===== Data lines =====
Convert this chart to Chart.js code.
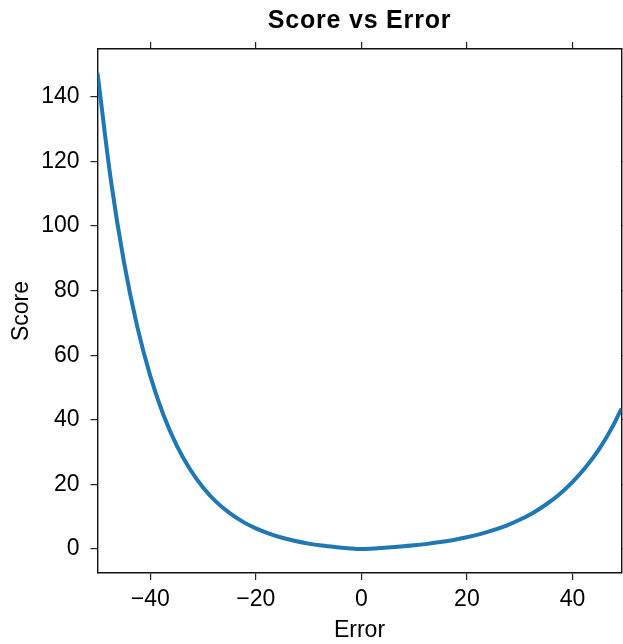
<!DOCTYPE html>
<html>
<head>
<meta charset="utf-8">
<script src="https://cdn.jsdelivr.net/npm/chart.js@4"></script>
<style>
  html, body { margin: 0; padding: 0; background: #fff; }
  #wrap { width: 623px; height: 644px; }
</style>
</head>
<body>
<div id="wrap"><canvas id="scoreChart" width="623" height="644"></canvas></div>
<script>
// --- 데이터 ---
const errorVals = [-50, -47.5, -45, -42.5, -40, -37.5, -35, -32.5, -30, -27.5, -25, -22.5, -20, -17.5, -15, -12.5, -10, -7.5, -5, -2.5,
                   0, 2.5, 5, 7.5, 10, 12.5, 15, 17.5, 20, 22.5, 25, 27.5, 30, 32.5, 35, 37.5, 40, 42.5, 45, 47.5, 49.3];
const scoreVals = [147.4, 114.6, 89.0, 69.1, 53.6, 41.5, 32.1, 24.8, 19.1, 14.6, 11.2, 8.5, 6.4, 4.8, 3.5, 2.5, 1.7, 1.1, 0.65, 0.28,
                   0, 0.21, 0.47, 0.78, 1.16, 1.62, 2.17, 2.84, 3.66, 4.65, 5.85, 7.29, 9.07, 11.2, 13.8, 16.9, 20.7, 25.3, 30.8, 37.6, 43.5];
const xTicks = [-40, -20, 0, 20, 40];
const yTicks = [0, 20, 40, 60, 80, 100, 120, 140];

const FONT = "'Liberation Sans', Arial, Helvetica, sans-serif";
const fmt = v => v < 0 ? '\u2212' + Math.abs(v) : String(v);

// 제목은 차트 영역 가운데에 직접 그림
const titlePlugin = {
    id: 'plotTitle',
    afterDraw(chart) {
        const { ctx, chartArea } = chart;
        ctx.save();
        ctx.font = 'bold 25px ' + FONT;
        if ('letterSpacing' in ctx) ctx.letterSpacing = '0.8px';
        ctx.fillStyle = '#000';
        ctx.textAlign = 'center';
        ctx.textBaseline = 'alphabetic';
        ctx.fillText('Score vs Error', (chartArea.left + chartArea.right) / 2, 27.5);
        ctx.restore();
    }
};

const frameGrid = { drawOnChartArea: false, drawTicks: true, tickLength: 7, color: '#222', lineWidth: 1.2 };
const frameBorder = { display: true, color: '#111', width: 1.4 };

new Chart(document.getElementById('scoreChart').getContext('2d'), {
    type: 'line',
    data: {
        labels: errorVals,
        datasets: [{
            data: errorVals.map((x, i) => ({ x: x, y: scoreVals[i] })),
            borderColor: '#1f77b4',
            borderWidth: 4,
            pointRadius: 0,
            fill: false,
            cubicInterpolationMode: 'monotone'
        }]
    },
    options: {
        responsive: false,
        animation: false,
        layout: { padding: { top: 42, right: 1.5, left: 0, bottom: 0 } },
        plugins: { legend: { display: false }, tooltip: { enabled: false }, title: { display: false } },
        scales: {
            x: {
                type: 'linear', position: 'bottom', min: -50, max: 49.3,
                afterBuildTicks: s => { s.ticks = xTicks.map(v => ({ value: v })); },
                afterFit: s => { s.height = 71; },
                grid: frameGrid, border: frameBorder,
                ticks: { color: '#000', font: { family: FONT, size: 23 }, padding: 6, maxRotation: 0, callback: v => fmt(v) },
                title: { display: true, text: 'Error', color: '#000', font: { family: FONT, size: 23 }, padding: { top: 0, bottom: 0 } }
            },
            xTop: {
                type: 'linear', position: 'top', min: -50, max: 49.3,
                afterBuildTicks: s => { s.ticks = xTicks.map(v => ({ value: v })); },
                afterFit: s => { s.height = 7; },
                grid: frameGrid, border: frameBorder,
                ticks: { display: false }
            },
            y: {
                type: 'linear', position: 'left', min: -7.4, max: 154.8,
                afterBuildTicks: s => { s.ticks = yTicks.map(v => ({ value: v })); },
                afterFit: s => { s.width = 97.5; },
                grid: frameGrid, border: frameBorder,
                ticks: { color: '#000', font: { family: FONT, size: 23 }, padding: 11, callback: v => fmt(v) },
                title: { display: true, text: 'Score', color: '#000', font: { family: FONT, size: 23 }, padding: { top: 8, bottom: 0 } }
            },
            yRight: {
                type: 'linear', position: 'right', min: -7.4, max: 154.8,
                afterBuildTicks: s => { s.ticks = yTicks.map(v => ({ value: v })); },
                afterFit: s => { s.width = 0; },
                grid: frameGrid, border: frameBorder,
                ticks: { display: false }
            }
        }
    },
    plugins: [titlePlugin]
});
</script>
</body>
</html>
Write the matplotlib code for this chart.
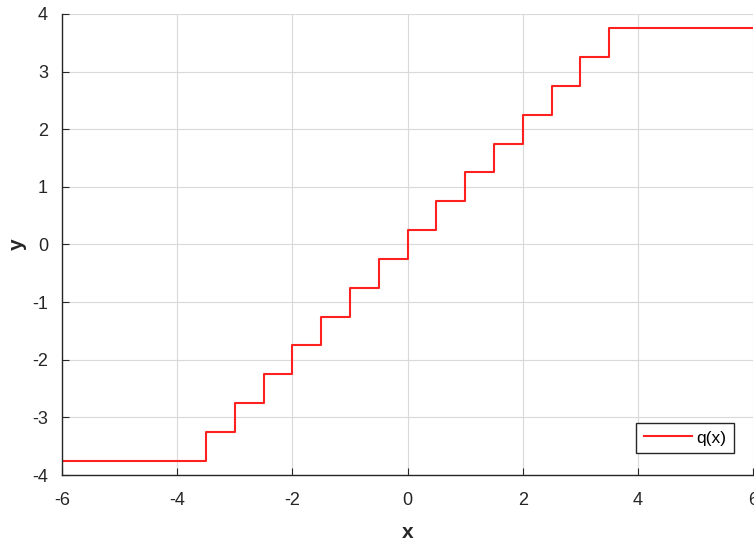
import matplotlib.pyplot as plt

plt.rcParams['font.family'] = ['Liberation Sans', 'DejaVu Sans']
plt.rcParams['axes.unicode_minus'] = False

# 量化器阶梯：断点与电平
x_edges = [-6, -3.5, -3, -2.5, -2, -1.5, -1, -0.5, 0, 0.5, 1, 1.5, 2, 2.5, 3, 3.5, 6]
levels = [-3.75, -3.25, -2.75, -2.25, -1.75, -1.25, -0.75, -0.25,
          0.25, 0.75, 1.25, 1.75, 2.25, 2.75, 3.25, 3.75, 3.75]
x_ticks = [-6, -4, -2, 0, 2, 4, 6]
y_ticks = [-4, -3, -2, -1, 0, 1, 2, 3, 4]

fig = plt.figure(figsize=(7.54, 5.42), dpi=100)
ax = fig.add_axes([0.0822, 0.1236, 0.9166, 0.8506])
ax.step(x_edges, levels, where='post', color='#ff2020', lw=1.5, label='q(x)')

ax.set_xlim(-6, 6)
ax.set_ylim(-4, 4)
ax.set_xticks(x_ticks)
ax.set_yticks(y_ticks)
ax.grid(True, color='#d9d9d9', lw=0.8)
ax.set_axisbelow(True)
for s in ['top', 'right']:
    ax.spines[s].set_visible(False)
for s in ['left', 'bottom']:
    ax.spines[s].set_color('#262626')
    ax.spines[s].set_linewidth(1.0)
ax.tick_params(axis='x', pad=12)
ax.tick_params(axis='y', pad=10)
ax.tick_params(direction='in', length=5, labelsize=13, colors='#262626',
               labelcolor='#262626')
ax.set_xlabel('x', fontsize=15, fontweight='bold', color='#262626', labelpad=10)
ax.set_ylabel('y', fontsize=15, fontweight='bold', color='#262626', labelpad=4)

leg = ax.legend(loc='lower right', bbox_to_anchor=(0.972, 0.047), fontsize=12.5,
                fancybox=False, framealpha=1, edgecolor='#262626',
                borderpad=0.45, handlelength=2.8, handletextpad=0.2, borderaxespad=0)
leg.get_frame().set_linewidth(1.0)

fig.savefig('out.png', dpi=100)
=====
• To do:
Everything from the line with "Write the matplotlib code for this chart." down to the line with "color='#ff2020', lw=1.5, label='q(x)')" in the data above should be copied exactly, with both end lines kept and the pictures left out.

• Exercise result:
Write the matplotlib code for this chart.
import matplotlib.pyplot as plt

plt.rcParams['font.family'] = ['Liberation Sans', 'DejaVu Sans']
plt.rcParams['axes.unicode_minus'] = False

# 量化器阶梯：断点与电平
x_edges = [-6, -3.5, -3, -2.5, -2, -1.5, -1, -0.5, 0, 0.5, 1, 1.5, 2, 2.5, 3, 3.5, 6]
levels = [-3.75, -3.25, -2.75, -2.25, -1.75, -1.25, -0.75, -0.25,
          0.25, 0.75, 1.25, 1.75, 2.25, 2.75, 3.25, 3.75, 3.75]
x_ticks = [-6, -4, -2, 0, 2, 4, 6]
y_ticks = [-4, -3, -2, -1, 0, 1, 2, 3, 4]

fig = plt.figure(figsize=(7.54, 5.42), dpi=100)
ax = fig.add_axes([0.0822, 0.1236, 0.9166, 0.8506])
ax.step(x_edges, levels, where='post', color='#ff2020', lw=1.5, label='q(x)')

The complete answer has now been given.